On 1 May HM assistant coroner John Taylor fined Mr Lawrence £600 and referred his absence to the police and Crown Prosecution Service, who then charged him with withholding evidence/documentation in relation to a coroner’s inquest, contrary to schedule 6 of the Coroners and Justice Act 2009.
He attended a court hearing on 16 August and is due to be sentenced on 27 August, the BBC has reported.
The inquest jury in February 2019 found that neglect contributed to Ms Bennett’s self-inflicted death, which occurred in 2016, after the Care Quality Commission (CQC) assessed the home as ‘inadequate’
Inquest director Deborah Coles said: “Inquests play a vital role in scrutinising the circumstances of preventable deaths like Sophie’s. A full and fair hearing enables the coroner to do their job.
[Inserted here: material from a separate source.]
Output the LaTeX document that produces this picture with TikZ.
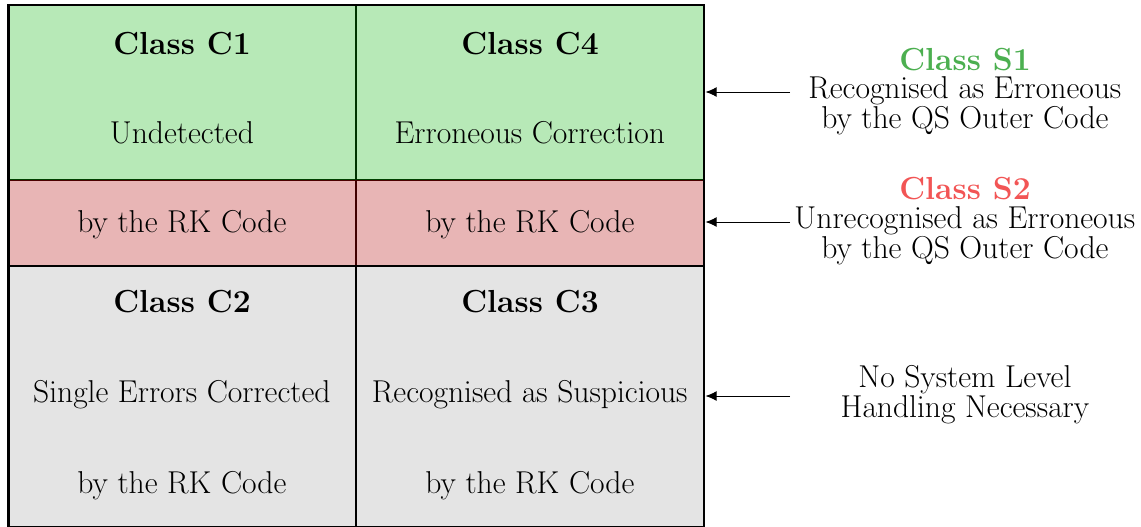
\documentclass[tikz,border=0pt]{standalone}
\usetikzlibrary{arrows.meta}
\definecolor{cellgreen}{HTML}{B7E9B7}
\definecolor{cellred}{HTML}{E8B5B5}
\definecolor{cellgray}{HTML}{E4E4E4}
\definecolor{sgreen}{HTML}{4CAF50}
\definecolor{sred}{HTML}{F25555}
% large optical size for the descriptive text
\font\bodyfont=cmr17 at 12.9pt
\tikzset{
  body/.style={font={\bodyfont\baselineskip=12.2pt}, inner sep=0pt, align=center},
  title/.style={font=\fontsize{13}{13}\selectfont\bfseries, inner sep=0pt},
  frame/.style={line width=1.1pt},
  pointer/.style={line width=0.4pt, -{Latex[length=4.5pt,width=4pt]}},
}
\begin{document}
\begin{tikzpicture}[x=0.408pt, y=-0.408pt]
\useasboundingbox (0,0) rectangle (1141,526);
% cell fills
\fill[cellgreen] (8.5,5) rectangle (704,180);
\fill[cellred]   (8.5,180) rectangle (704,266);
\fill[cellgray]  (8.5,266) rectangle (704,527);
% thin cell borders
\draw[green!25!black, line width=0.5pt] (8.5,180) -- (704,180);
\draw[red!30!black, line width=0.5pt] (8.5,180.5) -- (704,180.5);
% middle divider, tinted per row
\draw[green!20!black, frame] (356,5) -- (356,180);
\draw[red!25!black, frame] (356,180) -- (356,266);
\draw[black, frame] (356,266) -- (356,527);
% thick divider above the gray row
\draw[frame] (8.5,266) -- (704,266);
% outer frame
\draw[frame] (8.5,527) -- (8.5,5) -- (704,5) -- (704,527) -- cycle;

% cell texts
\node[title] (c1t) at (182,44) {Class C1};
\node[body]  (c1d) at (182,133) {Undetected};
\node[title] (c4t) at (530,44) {Class C4};
\node[body]  (c4d) at (530,133) {Erroneous Correction};
\node[body]  (r1)  at (182,225) {by the RK Code};
\node[body]  (r4)  at (530,225) {by the RK Code};
\node[title] (c2t) at (182,302) {Class C2};
\node[body]  (c2d) at (182,395) {Single Errors Corrected};
\node[body]  (c2r) at (182,486) {by the RK Code};
\node[title] (c3t) at (530,302) {Class C3};
\node[body]  (c3d) at (530,395) {Recognised as Suspicious};
\node[body]  (c3r) at (530,486) {by the RK Code};

% system level classes
\node[title, text=sgreen] (s1t) at (965,60) {Class S1};
\node[body] (s1d) at (965,106) {Recognised as Erroneous\\by the QS Outer Code};
\node[title, text=sred] (s2t) at (965,189) {Class S2};
\node[body] (s2d) at (965,236) {Unrecognised as Erroneous\\by the QS Outer Code};
\node[body] (s3d) at (965,395) {No System Level\\Handling Necessary};

% pointers into the table
\coordinate (p1s) at (790,92);  \coordinate (p1e) at (705.5,92);
\coordinate (p2s) at (790,222); \coordinate (p2e) at (705.5,222);
\coordinate (p3s) at (790,396); \coordinate (p3e) at (705.5,396);
\draw[pointer] (p1s) -- (p1e);
\draw[pointer] (p2s) -- (p2e);
\draw[pointer] (p3s) -- (p3e);
\end{tikzpicture}
\end{document}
As such it is essential that those involved in providing care attend and give the necessary evidence.
“We welcome the coroner’s robust response to the failure of Duncan Lawrence to turn up and speak for his actions. This subsequent prosecution is an unprecedented step which we hope will lead to accountability in this case, as well as sending a wider message about the importance of exercising candour and openness following a death.”